It’s normal to feel some performance anxiety in the moments before a crucial presentation. What you want to avoid, of course, is extreme stress that overtakes your body and your mind: sweaty palms, dry mouth, faster heart rate.
As a keynote speaker and a communication coach for high-level CEOs, I’ve studied the best methods to help people calm down and perform their best when the pressure is on. I know it’s hard to believe, but public speaking can be fun once you get rid of the nerves.
Here are three scientifically proven steps that will ease you into the big moment and help you enjoy the experience.
1. Silence your inner critic.
We are our worst critics. The negative chatter that fills our minds during the day is debilitating and destructive. While you should strive to turn negative self-talk into positive thoughts as much as possible, the few minutes before a presentation are critical–you must completely silence your inner critic during that time.

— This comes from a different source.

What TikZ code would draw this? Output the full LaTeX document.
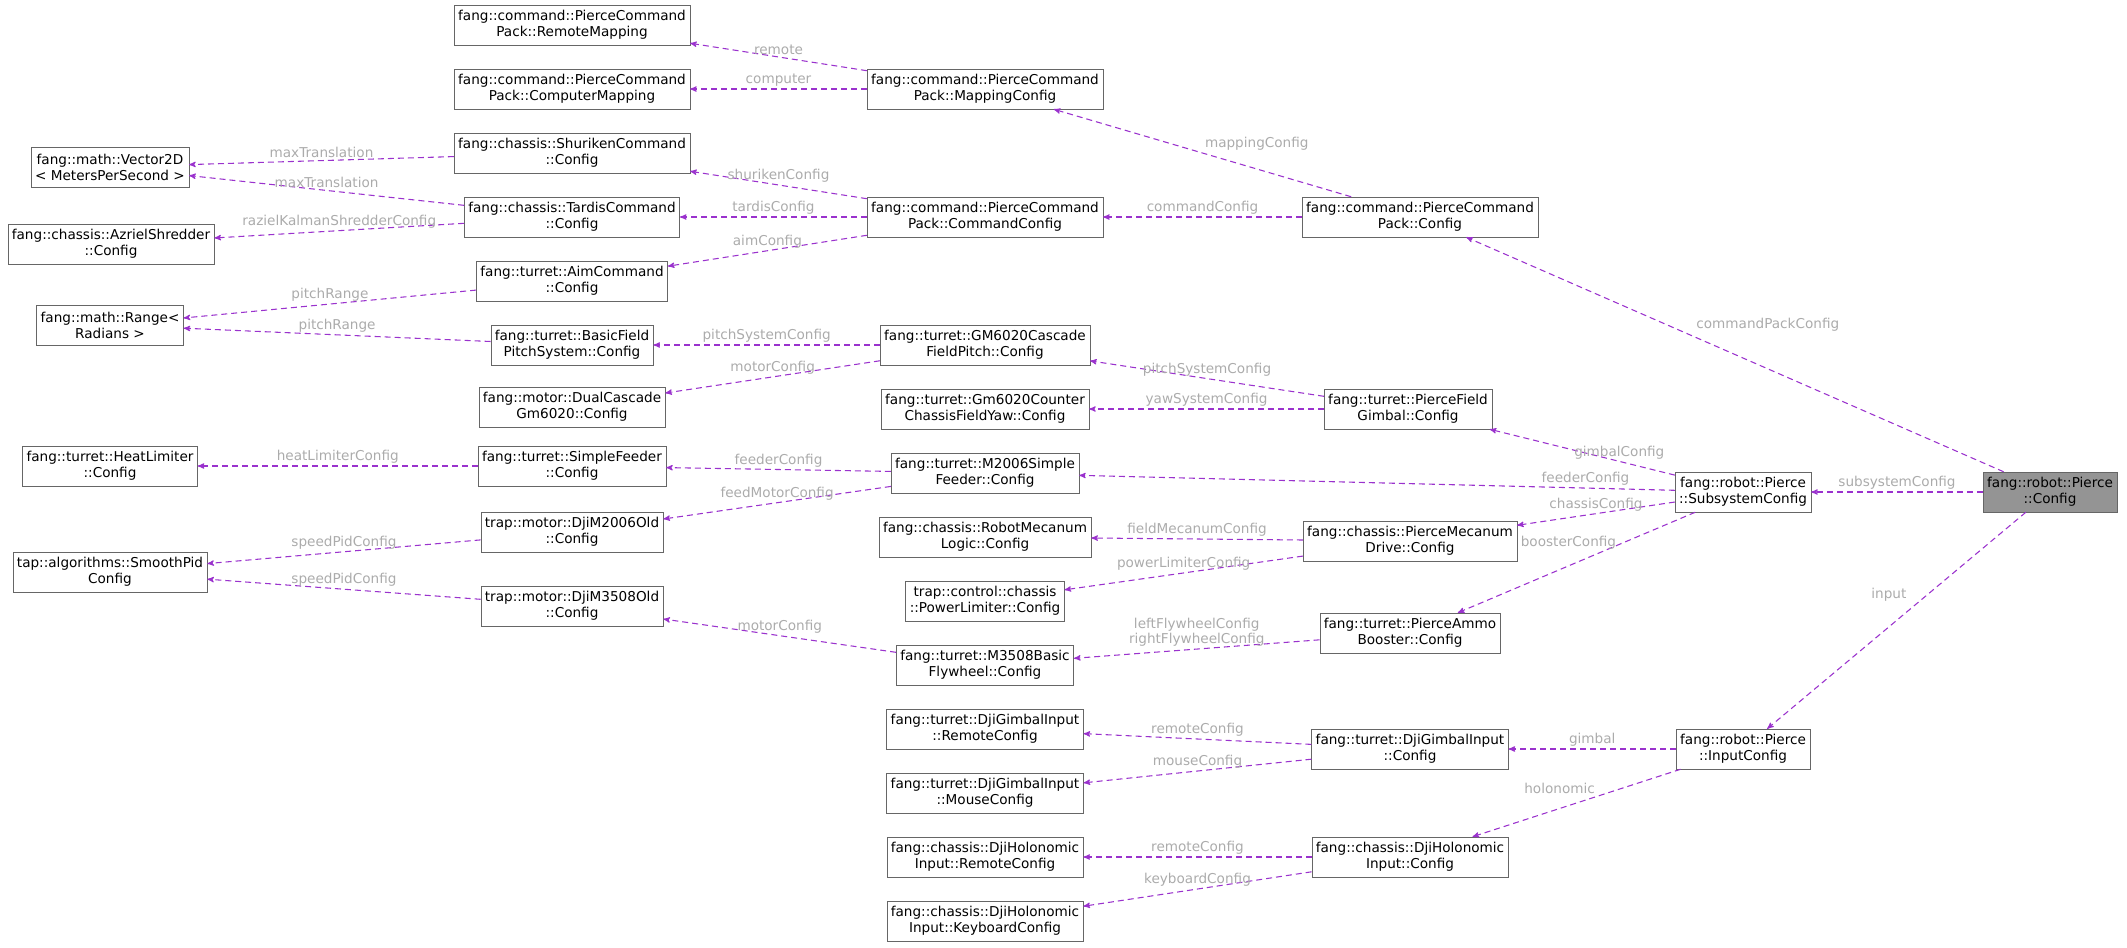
\documentclass[tikz,border=0pt]{standalone}
\usepackage{fontspec}
\setmainfont{DejaVu Sans}
\usetikzlibrary{arrows,positioning}
\definecolor{edgecol}{HTML}{9A32CD}
\definecolor{lblcol}{HTML}{ABABAB}
\definecolor{boxcol}{HTML}{666666}
\begin{document}
\begin{tikzpicture}
[x=0.75pt,y=-0.75pt,>=stealth',font=\fontsize{10.2}{12}\selectfont]
\tikzstyle{cls}=[draw=boxcol,fill=white,align=center,inner sep=3pt,minimum height=30pt]
\tikzstyle{hl}=[cls,fill=black!42]
\tikzstyle{dep}=[->,edgecol,line width=0.8pt,dash pattern=on 4.5pt off 3pt]
\tikzstyle{lbl}=[text=lblcol,font=\fontsize{10.2}{11.5}\selectfont,align=center,inner sep=1.5pt]
\useasboundingbox (0,0) rectangle (2127,947);

% column 1
\node[cls] (vec2d) at (110,167) {fang::math::Vector2D\\< MetersPerSecond >};
\node[cls] (azriel) at (111,244) {fang::chassis::AzrielShredder\\::Config};
\node[cls] (range) at (110,325) {fang::math::Range<\\Radians >};
\node[cls] (heat) at (110,466) {fang::turret::HeatLimiter\\::Config};
\node[cls] (pid) at (110,572) {tap::algorithms::SmoothPid\\Config};

% column 2
\node[cls] (remmap) at (572,25) {fang::command::PierceCommand\\Pack::RemoteMapping};
\node[cls] (compmap) at (572,89) {fang::command::PierceCommand\\Pack::ComputerMapping};
\node[cls] (shuriken) at (572,153) {fang::chassis::ShurikenCommand\\::Config};
\node[cls] (tardis) at (572,217) {fang::chassis::TardisCommand\\::Config};
\node[cls] (aim) at (572,281) {fang::turret::AimCommand\\::Config};
\node[cls] (basicpitch) at (572,345) {fang::turret::BasicField\\PitchSystem::Config};
\node[cls] (dualcasc) at (572,407) {fang::motor::DualCascade\\Gm6020::Config};
\node[cls] (simplefeed) at (572,466) {fang::turret::SimpleFeeder\\::Config};
\node[cls] (m2006old) at (572,532) {trap::motor::DjiM2006Old\\::Config};
\node[cls] (m3508old) at (572,606) {trap::motor::DjiM3508Old\\::Config};

% column 3
\node[cls] (mapcfg) at (985,89) {fang::command::PierceCommand\\Pack::MappingConfig};
\node[cls] (cmdcfg) at (985,217) {fang::command::PierceCommand\\Pack::CommandConfig};
\node[cls] (casc) at (985,345) {fang::turret::GM6020Cascade\\FieldPitch::Config};
\node[cls] (counter) at (985,409) {fang::turret::Gm6020Counter\\ChassisFieldYaw::Config};
\node[cls] (m2006feed) at (985,473) {fang::turret::M2006Simple\\Feeder::Config};
\node[cls] (mecanum) at (985,537) {fang::chassis::RobotMecanum\\Logic::Config};
\node[cls] (powlim) at (985,601) {trap::control::chassis\\::PowerLimiter::Config};
\node[cls] (flywheel) at (985,665) {fang::turret::M3508Basic\\Flywheel::Config};
\node[cls] (gimremote) at (985,729) {fang::turret::DjiGimbalInput\\::RemoteConfig};
\node[cls] (gimmouse) at (985,793) {fang::turret::DjiGimbalInput\\::MouseConfig};
\node[cls] (holremote) at (985,857) {fang::chassis::DjiHolonomic\\Input::RemoteConfig};
\node[cls] (holkey) at (985,921) {fang::chassis::DjiHolonomic\\Input::KeyboardConfig};

% column 4
\node[cls] (cmdpack) at (1420,217) {fang::command::PierceCommand\\Pack::Config};
\node[cls] (gimbal) at (1408,409) {fang::turret::PierceField\\Gimbal::Config};
\node[cls] (drive) at (1410,541) {fang::chassis::PierceMecanum\\Drive::Config};
\node[cls] (booster) at (1410,633) {fang::turret::PierceAmmo\\Booster::Config};
\node[cls] (giminput) at (1410,749) {fang::turret::DjiGimbalInput\\::Config};
\node[cls] (holinput) at (1410,857) {fang::chassis::DjiHolonomic\\Input::Config};

% column 5, 6
\node[cls] (subsys) at (1743,492) {fang::robot::Pierce\\::SubsystemConfig};
\node[cls] (inputcfg) at (1743,749) {fang::robot::Pierce\\::InputConfig};
\node[hl] (pierce) at (2050,492) {fang::robot::Pierce\\::Config};

\path[dep]
	(pierce) edge node [lbl, pos=0.58, above right=2pt] {commandPackConfig} (cmdpack)
	(pierce) edge node [lbl, midway, above] {subsystemConfig} (subsys)
	(pierce) edge node [lbl, pos=0.38, left=14pt] {input} (inputcfg)
	(cmdpack) edge node [lbl, midway, above right] {mappingConfig} (mapcfg)
	(cmdpack) edge node [lbl, midway, above] {commandConfig} (cmdcfg)
	(mapcfg) edge node [lbl, midway, above] {remote} (remmap)
	(mapcfg) edge node [lbl, midway, above] {computer} (compmap)
	(cmdcfg) edge node [lbl, midway, above] {shurikenConfig} (shuriken)
	(cmdcfg) edge node [lbl, midway, above] {tardisConfig} (tardis)
	(cmdcfg) edge node [lbl, midway, above] {aimConfig} (aim)
	(shuriken) edge node [lbl, midway, above] {maxTranslation} (vec2d)
	(tardis) edge node [lbl, midway, above] {maxTranslation} (vec2d)
	(tardis) edge node [lbl, midway, above] {razielKalmanShredderConfig} (azriel)
	(aim) edge node [lbl, midway, above] {pitchRange} (range)
	(basicpitch) edge node [lbl, midway, above] {pitchRange} (range)
	(casc) edge node [lbl, midway, above] {pitchSystemConfig} (basicpitch)
	(casc) edge node [lbl, midway, above] {motorConfig} (dualcasc)
	(gimbal) edge node [lbl, midway, above] {pitchSystemConfig} (casc)
	(gimbal) edge node [lbl, midway, above] {yawSystemConfig} (counter)
	(subsys) edge node [lbl, pos=0.3, above] {gimbalConfig} (gimbal)
	(subsys) edge node [lbl, pos=0.15, above] {feederConfig} (m2006feed)
	(subsys) edge node [lbl, midway, above] {chassisConfig} (drive)
	(subsys) edge node [lbl, pos=0.3, left=4pt] {boosterConfig} (booster)
	(m2006feed) edge node [lbl, midway, above] {feederConfig} (simplefeed)
	(m2006feed) edge node [lbl, midway, above] {feedMotorConfig} (m2006old)
	(simplefeed) edge node [lbl, midway, above] {heatLimiterConfig} (heat)
	(m2006old) edge node [lbl, midway, above] {speedPidConfig} (pid)
	(m3508old) edge node [lbl, midway, above] {speedPidConfig} (pid)
	(drive) edge node [lbl, midway, above] {fieldMecanumConfig} (mecanum)
	(drive) edge node [lbl, midway, above] {powerLimiterConfig} (powlim)
	(booster) edge node [lbl, midway, above] {leftFlywheelConfig\\rightFlywheelConfig} (flywheel)
	(flywheel) edge node [lbl, midway, above] {motorConfig} (m3508old)
	(inputcfg) edge node [lbl, midway, above] {gimbal} (giminput)
	(inputcfg) edge node [lbl, pos=0.4, above left] {holonomic} (holinput)
	(giminput) edge node [lbl, midway, above] {remoteConfig} (gimremote)
	(giminput) edge node [lbl, midway, above] {mouseConfig} (gimmouse)
	(holinput) edge node [lbl, midway, above] {remoteConfig} (holremote)
	(holinput) edge node [lbl, midway, above] {keyboardConfig} (holkey)
	;
\end{tikzpicture}
\end{document}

Banish your inner critic. You can always call him back later if you must, but under no condition should the critic be allowed to take over your precious thoughts before your time to shine.
You should avoid all self-doubting thoughts such as:
I should have practiced more.
I screwed up once and I’ll do it again.
Instead, you should be telling yourself:
I can’t wait to share my idea with everyone.
Note that I didn’t use positive thoughts to predict an outcome. The only thing you can control is how you feel in the two minutes before a presentation. Don’t get too caught up in debating how effective you might be or how the audience will react. That will only lead your mind to places it should be avoid.
2. Breathe like a Navy SEAL.
A Navy SEAL taught me a technique for lowering your heart rate before a stressful situation. The technique is called Box Breathing.
First, breathe in slowly and count to four. Next, hold your breath for four seconds. Finally, exhale through your mouth for four seconds. If you repeat the process three or four times, you’ll notice your heart rate begin to slow and your entire body starting to relax.
No matter how anxious you feel, your presentation isn’t the same as being dropped in a war zone. So if this works for SEALs, it will work for you.
3. Smile and have fun.
Cognitive psychologists find that smiling is a universal reaction to joy–and it’s contagious. We like to be around people who are having fun and enjoying their task.
When our minds are consumed with the details of giving a presentation, the smile leaves our face and we begin to frown. Our bodies get tense and, with tension, comes anxiety. Soon our heart rate goes up and the negative loop starts over.
Putting a big smile on your face tells your mind that what’s about to happen next is not a threat–it’s something to look forward to.
If you take your career seriously, you likely put a lot of time and thought into crafting your message and designing a great presentation. Don’t undermine all that great work in the final two minutes before your presentation. These three steps will build your confidence when you need it most.